Understanding what people would prefer to live amongst; caring as much about the public spaces as the private ones; creating human-scale places where there are no “zones” is a critical component in a very urgent issue. By 2050, London’s population is set to balloon from 8.5 million to as many as 11 million, but we do have to think now about how best we manage that growth – not only how we house many more people, but how we design urban environments that enable communities to thrive. Hence, my Foundation’s emphasis on building mid-rise mansion blocks – and on rediscovering the timeless value of squares and terraces.
The most successful Communities mix the private with affordable housing; enclose green spaces within squares and communal gardens; provide good quality housing integrated with walkable, mixed-use neighbourhoods; good public transport and an identity that fosters pride and a sense of belonging.

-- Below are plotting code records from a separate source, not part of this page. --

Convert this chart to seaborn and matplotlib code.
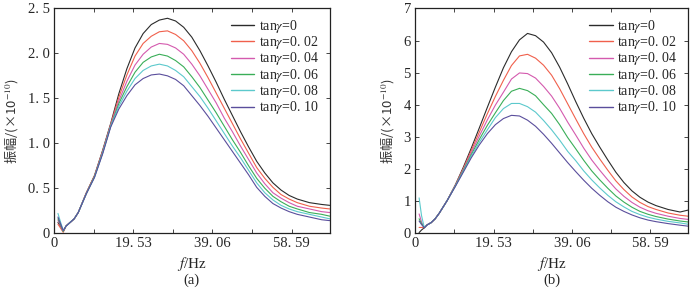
import matplotlib
matplotlib.use('Agg')
import matplotlib.pyplot as plt
import numpy as np
import pandas as pd
import seaborn as sns

sns.set_style('ticks')
plt.rcParams['font.family'] = ['Liberation Serif', 'Noto Sans CJK SC']
plt.rcParams['mathtext.fontset'] = 'stix'
plt.rcParams['axes.unicode_minus'] = False

freq = [1, 1.6, 2.3, 3, 4, 5, 6, 8, 10, 12, 14, 16, 18, 20, 22, 24, 26, 28, 30,
        32, 34, 36, 38, 40, 42, 44, 46, 48, 50, 52, 54, 56, 58, 60, 63, 66, 68]

labels = ['tan$\\gamma$=0', 'tan$\\gamma$=0. 02', 'tan$\\gamma$=0. 04',
          'tan$\\gamma$=0. 06', 'tan$\\gamma$=0. 08', 'tan$\\gamma$=0. 10']
colors = ['#2b2b2b', '#f0604c', '#d45aae', '#3aae58', '#5cc9cc', '#5a4e9c']

# panel (a)
a_t00 = [0.12, 0.08, 0.02, 0.08, 0.12, 0.16, 0.23, 0.45, 0.64, 0.92, 1.22, 1.55, 1.83, 2.06, 2.22, 2.32, 2.37, 2.39, 2.36,
         2.29, 2.18, 2.03, 1.86, 1.68, 1.49, 1.31, 1.13, 0.96, 0.80, 0.67, 0.56, 0.48, 0.42, 0.38, 0.34, 0.32, 0.31]
a_t02 = [0.10, 0.06, 0.01, 0.08, 0.12, 0.16, 0.23, 0.45, 0.64, 0.91, 1.21, 1.51, 1.76, 1.97, 2.11, 2.19, 2.24, 2.25, 2.21,
         2.14, 2.03, 1.89, 1.73, 1.56, 1.39, 1.22, 1.05, 0.89, 0.73, 0.61, 0.51, 0.43, 0.38, 0.34, 0.30, 0.28, 0.27]
a_t04 = [0.14, 0.09, 0.02, 0.08, 0.12, 0.16, 0.23, 0.44, 0.63, 0.90, 1.20, 1.47, 1.69, 1.87, 1.99, 2.07, 2.11, 2.10, 2.06,
         1.99, 1.88, 1.75, 1.60, 1.45, 1.28, 1.13, 0.97, 0.82, 0.67, 0.55, 0.45, 0.39, 0.34, 0.30, 0.27, 0.24, 0.23]
a_t06 = [0.16, 0.10, 0.02, 0.08, 0.12, 0.16, 0.23, 0.44, 0.63, 0.89, 1.19, 1.44, 1.63, 1.79, 1.90, 1.96, 1.99, 1.97, 1.92,
         1.85, 1.74, 1.62, 1.48, 1.34, 1.19, 1.04, 0.90, 0.75, 0.61, 0.50, 0.41, 0.35, 0.30, 0.27, 0.23, 0.21, 0.19]
a_t08 = [0.22, 0.13, 0.03, 0.08, 0.12, 0.16, 0.23, 0.44, 0.62, 0.89, 1.19, 1.41, 1.58, 1.72, 1.81, 1.86, 1.88, 1.86, 1.81,
         1.74, 1.63, 1.52, 1.39, 1.25, 1.11, 0.97, 0.84, 0.70, 0.56, 0.45, 0.37, 0.31, 0.27, 0.24, 0.21, 0.18, 0.16]
a_t10 = [0.18, 0.11, 0.03, 0.08, 0.12, 0.16, 0.23, 0.44, 0.62, 0.88, 1.18, 1.38, 1.53, 1.65, 1.72, 1.76, 1.77, 1.75, 1.71,
         1.64, 1.53, 1.42, 1.30, 1.17, 1.04, 0.91, 0.78, 0.65, 0.51, 0.41, 0.33, 0.28, 0.24, 0.21, 0.18, 0.15, 0.14]

# panel (b)
b_t00 = [0.02, 0.10, 0.17, 0.26, 0.33, 0.45, 0.62, 1.02, 1.50, 2.05, 2.65, 3.28, 3.92, 4.55, 5.15, 5.65, 6.02, 6.22, 6.15,
         5.95, 5.62, 5.17, 4.65, 4.10, 3.58, 3.10, 2.68, 2.28, 1.90, 1.58, 1.32, 1.12, 0.97, 0.86, 0.74, 0.66, 0.72]
b_t02 = [0.18, 0.18, 0.17, 0.26, 0.33, 0.45, 0.62, 1.02, 1.49, 2.01, 2.58, 3.15, 3.72, 4.26, 4.76, 5.22, 5.52, 5.57, 5.45,
         5.23, 4.92, 4.50, 4.03, 3.56, 3.10, 2.68, 2.31, 1.96, 1.63, 1.36, 1.13, 0.96, 0.83, 0.74, 0.63, 0.56, 0.53]
b_t04 = [0.60, 0.35, 0.17, 0.26, 0.33, 0.45, 0.62, 1.02, 1.48, 1.98, 2.51, 3.03, 3.53, 3.99, 4.39, 4.80, 4.99, 4.97, 4.83,
         4.57, 4.27, 3.89, 3.46, 3.06, 2.65, 2.28, 1.96, 1.66, 1.38, 1.15, 0.96, 0.81, 0.70, 0.62, 0.53, 0.46, 0.43]
b_t06 = [0.45, 0.30, 0.17, 0.26, 0.33, 0.45, 0.62, 1.02, 1.47, 1.95, 2.45, 2.92, 3.36, 3.75, 4.13, 4.42, 4.51, 4.44, 4.28,
         4.00, 3.73, 3.38, 2.98, 2.63, 2.27, 1.94, 1.66, 1.40, 1.16, 0.97, 0.81, 0.68, 0.59, 0.52, 0.44, 0.38, 0.35]
b_t08 = [1.10, 0.55, 0.17, 0.26, 0.33, 0.45, 0.62, 1.02, 1.46, 1.92, 2.40, 2.83, 3.22, 3.60, 3.88, 4.04, 4.04, 3.94, 3.77,
         3.51, 3.22, 2.90, 2.55, 2.26, 1.94, 1.66, 1.41, 1.18, 0.98, 0.82, 0.68, 0.58, 0.50, 0.44, 0.37, 0.32, 0.28]
b_t10 = [0.38, 0.27, 0.17, 0.26, 0.33, 0.45, 0.62, 1.02, 1.45, 1.90, 2.35, 2.75, 3.10, 3.38, 3.57, 3.67, 3.65, 3.52, 3.33,
         3.08, 2.80, 2.50, 2.20, 1.92, 1.65, 1.40, 1.18, 0.98, 0.81, 0.68, 0.57, 0.48, 0.41, 0.36, 0.30, 0.25, 0.22]

xticks = [0, 19.53, 39.06, 58.59]
xticklabels = ['0', '19. 53', '39. 06', '58. 59']
xminor = [9.77, 29.30, 48.83]


def make_df(series):
    rows = []
    for lab, vals in zip(labels, series):
        rows.append(pd.DataFrame({'f': freq, 'amp': vals, 'case': lab}))
    return pd.concat(rows, ignore_index=True)


fig = plt.figure(figsize=(7, 2.89), dpi=100)
ax1 = fig.add_axes([0.077, 0.193, 0.394, 0.778])
ax2 = fig.add_axes([0.593, 0.193, 0.390, 0.778])

panels = [
    (ax1, make_df([a_t00, a_t02, a_t04, a_t06, a_t08, a_t10]), 2.5,
     [0, 0.5, 1.0, 1.5, 2.0, 2.5], ['0', '0. 5', '1. 0', '1. 5', '2. 0', '2. 5'], '(a)'),
    (ax2, make_df([b_t00, b_t02, b_t04, b_t06, b_t08, b_t10]), 7,
     list(range(8)), [str(i) for i in range(8)], '(b)'),
]

for ax, df, ymax, yt, ytl, tag in panels:
    sns.lineplot(data=df, x='f', y='amp', hue='case', palette=colors,
                 linewidth=0.8, ax=ax, legend=False, estimator=None, sort=False)
    ax.set_xlim(0, 68)
    ax.set_ylim(0, ymax)
    ax.set_xticks(xticks)
    ax.set_xticklabels(xticklabels)
    ax.set_xticks(xminor, minor=True)
    ax.set_yticks(yt)
    ax.set_yticklabels(ytl)
    ax.tick_params(which='both', direction='in', top=True, right=True,
                   length=3, width=0.6, labelsize=10.5, pad=3)
    for sp in ax.spines.values():
        sp.set_linewidth(0.9)
        sp.set_color('#222222')
    ax.set_xlabel('$f$/Hz', fontsize=11, labelpad=3)
    ax.set_ylabel('振幅/(×10$^{-10}$)', fontsize=9.5, labelpad=5,
                  family='Noto Sans CJK SC', color='#333333')
    handles = [plt.Line2D([], [], color=c, lw=1.0) for c in colors]
    ax.legend(handles, labels, loc='upper right', frameon=False, fontsize=10,
              handlelength=1.7, handletextpad=0.3, labelspacing=-0.05,
              borderaxespad=0.2, bbox_to_anchor=(0.99, 0.995))
    ax.text(0.5, -0.21, tag, transform=ax.transAxes, ha='center', va='center',
            fontsize=10.5)

fig.savefig('out.png', dpi=100)
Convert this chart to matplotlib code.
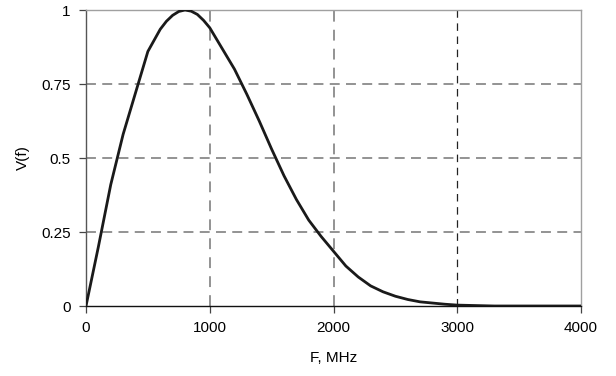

It is these qualities, ladies and gentlemen, which attract so many people to London and, time and again, this is the sort of development that various surveys reveal is what many people would prefer to see. A recent Ipsos MORI poll revealed that around sixty per cent of Londoners surveyed think that the trend towards skyscrapers has gone too far.
Ladies and gentlemen, on that note, I am enormously grateful to Sarah Sands and her team at the Evening Standard, for your kindness - perhaps rashness - in recognizing some of my seemingly rather rash, pioneering efforts from all those years ago.